Later, when I tried it with my math classes, I attempted a couple of things. One was to use it as a place to post information about the class (links to handouts, schedules, tests, etc). This was fine – it was great for organization, and with students who have sporadic attendance (of which we have many) it was a good strategy. I tried a couple of student activities on it too – for example, each student was to find a site that they found helpful for understanding a concept that we were studying, post the link and give a quick description. The students did it, but again I was left with the feeling that it wasn’t a ‘real’ use of blogging.

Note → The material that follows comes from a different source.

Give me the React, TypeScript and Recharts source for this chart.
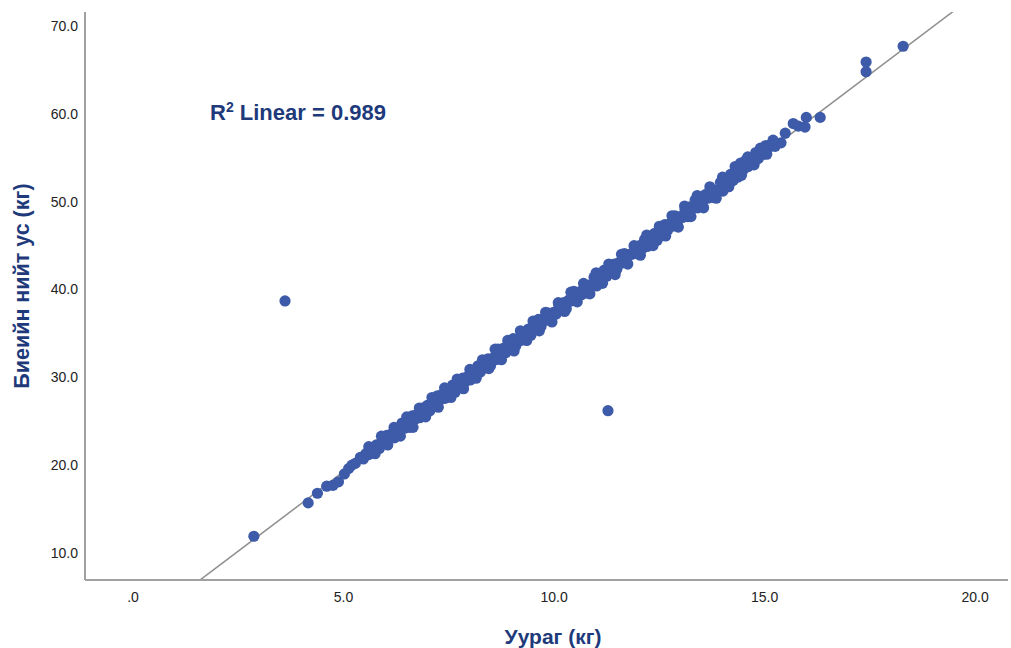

In order to really be blogging, we are selecting what to talk about, how to present it, what swing to put on it, who to gear it towards, and are getting something out of it ourselves – otherwise we wouldn’t bother. I question whether this can be accomplished with an assigned task. That being said, the closest approximation that may be available in school settings is the creation of e-portfolios, or through using a blog as an enhanced journal. My advice to a teacher using a blog for the first time with a class is to have a good idea of what you will be doing with it specifically, how you will be evaluating student contributions, and what the rules are for its use (both your own and the school’s). If it is open to the public, you should also be prepared to answer parents’ questions as to why this is so. There is a lot of value in writing and engaging with others about our passions; I’m just hesitant to extend that value to a formal, educational setting. It shouldn’t be used without first thinking about and working through how it fits into your program.



ps – I don’t blog (other than required). I think about it a lot, but it seems like too much of a commitment.